When highly natural, traditional methods such as indigenous yeast fermentation, whole-cluster
fermentation, extended lees ageing, minimal-intervention, etc. - are applied to California’s great terroirs, the resulting wines are world-class, complex, layered, and vibrantly aromatic. The diverse vineyard sources are tended with the utmost care, and are always grown to Relic’s specifications of yield, light exposure, irrigation, etc.
After gaining a degree in Philosophy from Colorado College, Michael worked for 2 years as a
sommelier. Before moving to Napa Valley., he spent an extended period tasting with winemakers in France, where he learned that some contemporary winemaking rules are meant to be broken, and his traditional approach became entrenched. Michael is currently the consulting winemaker for D.R. Stephens Estate, Husic Family Vineyards, Sarocka Estate, Wolf Family Vineyards, Flint Knoll, and MAZE, and was the consulting winemaker at Realm Cellars for 8 years.

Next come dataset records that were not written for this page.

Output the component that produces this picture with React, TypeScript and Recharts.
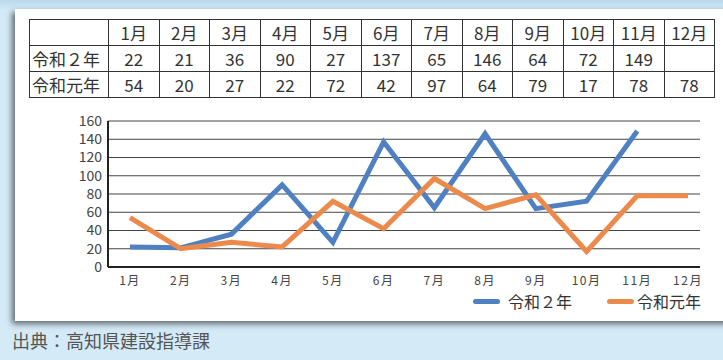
import React from 'react';
import { LineChart, Line, XAxis, YAxis, CartesianGrid, Legend } from 'recharts';

const MONTHS = ['1月', '2月', '3月', '4月', '5月', '6月', '7月', '8月', '9月', '10月', '11月', '12月'];
const SERIES_NAMES = ['令和２年', '令和元年'];
const REIWA2 = [22, 21, 36, 90, 27, 137, 65, 146, 64, 72, 149, null];
const REIWA1 = [54, 20, 27, 22, 72, 42, 97, 64, 79, 17, 78, 78];
const Y_TICKS = [0, 20, 40, 60, 80, 100, 120, 140, 160];

const COLORS = ['#4f81c2', '#ec8a4c'];
const FONT = "'Noto Sans CJK JP', 'Noto Sans', sans-serif";

const chartData = MONTHS.map((m, i) => ({ month: m, r2: REIWA2[i], r1: REIWA1[i] }));

const cell: React.CSSProperties = {
  border: '1px solid #333',
  padding: 0,
  height: 25,
  textAlign: 'center',
  fontSize: 17,
  color: '#333',
  lineHeight: '25px',
};

function LegendBox() {
  return (
    <div style={{ position: 'relative', width: 723, height: 24, fontFamily: FONT }}>
      {SERIES_NAMES.map((name, i) => (
        <div key={name} style={{
          position: 'absolute', left: i === 0 ? 473 : 607, top: 0, whiteSpace: 'nowrap',
          display: 'flex', alignItems: 'center', height: 24,
        }}>
          <div style={{ width: 27, height: 5, borderRadius: 3, background: COLORS[i], marginRight: i === 0 ? 8 : 3 }} />
          <span style={{ fontSize: 16, color: '#333' }}>{name}</span>
        </div>
      ))}
    </div>
  );
}

export default function App() {
  return (
    <div style={{
      position: 'absolute', left: 0, top: 0, width: 723, height: 360, overflow: 'hidden',
      background: 'linear-gradient(#b9d8eb 0px, #d4eaf7 10px, #d4eaf7 100%)',
      fontFamily: FONT,
    }}>
      {/* white panel */}
      <div style={{
        position: 'absolute', left: 15, top: 9, width: 740, height: 312,
        background: '#fff', boxShadow: '-3px 3px 6px rgba(0,0,0,0.55)',
      }} />

      {/* data table */}
      <table style={{
        position: 'absolute', left: 29, top: 19, borderCollapse: 'collapse',
        tableLayout: 'fixed', width: 685, fontFamily: FONT,
      }}>
        <colgroup>
          <col style={{ width: 79 }} />
          {MONTHS.map(m => <col key={m} style={{ width: 50.5 }} />)}
        </colgroup>
        <tbody>
          <tr>
            <td style={cell}></td>
            {MONTHS.map(m => <td key={m} style={cell}>{m}</td>)}
          </tr>
          <tr>
            <td style={{ ...cell, textAlign: 'left', paddingLeft: 2 }}>{SERIES_NAMES[0]}</td>
            {REIWA2.map((v, i) => <td key={i} style={cell}>{v ?? ''}</td>)}
          </tr>
          <tr>
            <td style={{ ...cell, textAlign: 'left', paddingLeft: 2 }}>{SERIES_NAMES[1]}</td>
            {REIWA1.map((v, i) => <td key={i} style={cell}>{v}</td>)}
          </tr>
        </tbody>
      </table>

      {/* chart */}
      <div style={{ position: 'absolute', left: 0, top: 100 }}>
        <LineChart width={723} height={220} data={chartData}
          margin={{ top: 21, right: 23, bottom: 7, left: 0 }}>
          <CartesianGrid vertical={false} stroke="#444" strokeWidth={1} />
          <XAxis dataKey="month" padding={{ left: 22, right: 12 }} height={22}
            axisLine={{ stroke: '#222', strokeWidth: 2 }} tickLine={false}
            tickSize={6} tickMargin={3} interval={0}
            tick={{ fontSize: 12, fill: '#444', letterSpacing: 1.5, fontFamily: FONT }} />
          <YAxis width={108} domain={[0, 160]} ticks={Y_TICKS} interval={0}
            axisLine={{ stroke: '#222', strokeWidth: 2 }} tickLine={false}
            tickSize={4} tickMargin={2}
            tick={{ fontSize: 14, fill: '#444', fontFamily: FONT }} />
          <Legend verticalAlign="bottom" height={24} wrapperStyle={{ left: 0, width: 723 }}
            content={() => <LegendBox />} />
          <Line dataKey="r2" name={SERIES_NAMES[0]} stroke={COLORS[0]} strokeWidth={5}
            dot={false} isAnimationActive={false} />
          <Line dataKey="r1" name={SERIES_NAMES[1]} stroke={COLORS[1]} strokeWidth={5}
            dot={false} isAnimationActive={false} />
        </LineChart>
      </div>

      <div style={{
        position: 'absolute', left: 12, top: 329, fontSize: 18, color: '#555', lineHeight: '22px',
      }}>出典：高知県建設指導課</div>
    </div>
  );
}
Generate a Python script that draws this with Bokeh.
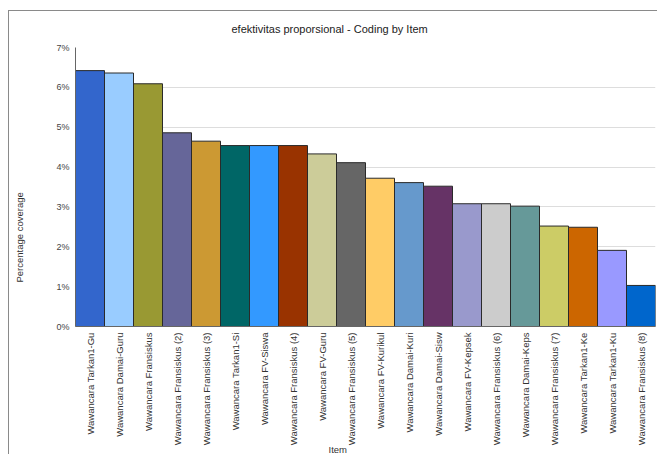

Schatzi gained a degree in History from Northwestern before moving to Napa Valley in 1999 to work harvest. Her skills were soon recognized, and she has been busy ever since. Schatzi is the Business Manager for Behrens Family Winery, where she has been for 17 years.
One of the most popular and versatile white wine grapes, Chardonnay offers a wide range of flavors and styles depending on where it is grown and how it is made. While it tends to flourish in most environments, Chardonnay from its Burgundian homeland produces some of the most remarkable and longest lived examples. California produces both oaky, buttery styles and leaner, European-inspired wines. Somm Secret—The Burgundian subregion of Chablis, while typically using older oak barrels, produces a bright style similar to the unoaked style. Anyone who doesn't like oaky Chardonnay would likely enjoy Chablis.
A vast appellation covering Sonoma County’s Pacific coastline, the Sonoma Coast AVA runs all the way from the Mendocino County border, south to the San Pablo Bay. The region can actually be divided into two sections—the actual coastal vineyards, marked by marine soils, cool temperatures and saline ocean breezes—and the warmer, drier vineyards further inland, which are still heavily influenced by the Pacific but not quite with same intensity.
Contained within the appellation are the much smaller Fort Ross-Seaview and Petaluma Gap AVAs.
The Sonoma Coast is highly regarded for elegant Pinot Noir, Chardonnay, and, increasingly, cool-climate Syrah. The wines have high acidity, moderate alcohol, firm tannin, and balanced ripeness.